AES is significant for three reasons.
First, AES eliminates all doubt that a rectification-like remedy exists under the law of obligations in Quebec.
Second, in the tax context, Quebec law is now aligned with the common law under Juliar, in outcome even if not in the exact path of reasoning. It is now the case that throughout Canada, written contracts that erroneously record the parties’ common intentions and create unintended adverse tax consequences can be retroactively corrected by the courts to fix the tax problem and achieve the originally intended result.
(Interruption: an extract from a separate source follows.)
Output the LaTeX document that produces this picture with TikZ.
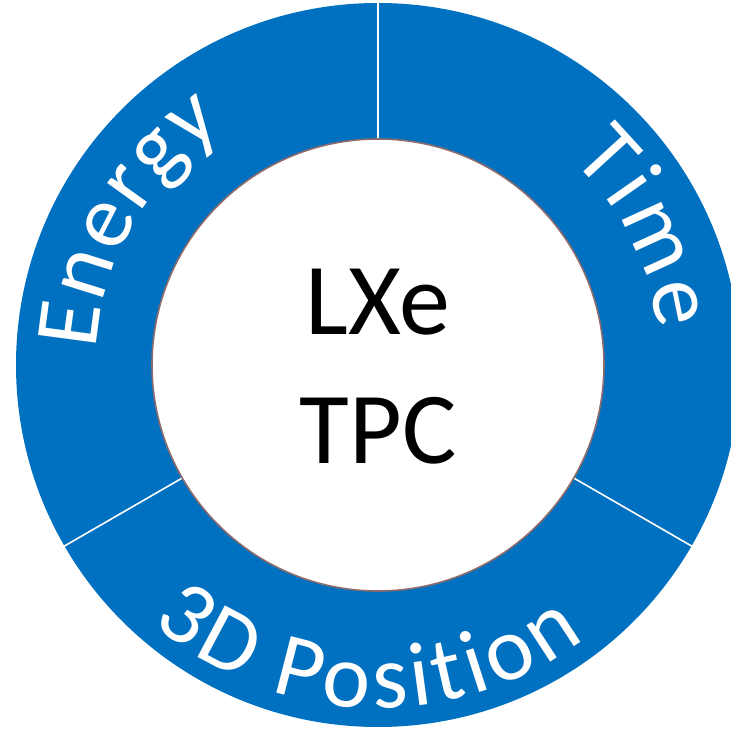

Third, of interest for the future is the intervention of the Attorney General of Canada. The federal Department of Justice – defending the interests of the federal fisc – is clearly not happy with the development of the common law since Juliar. Having taken a run at that case law in AES, will they do so again in a common law case? Or, Quebec law having now recognized a remedy that is functionally although not theoretically the same as rectification, will the Department of Justice now accept that Juliar is here to stay?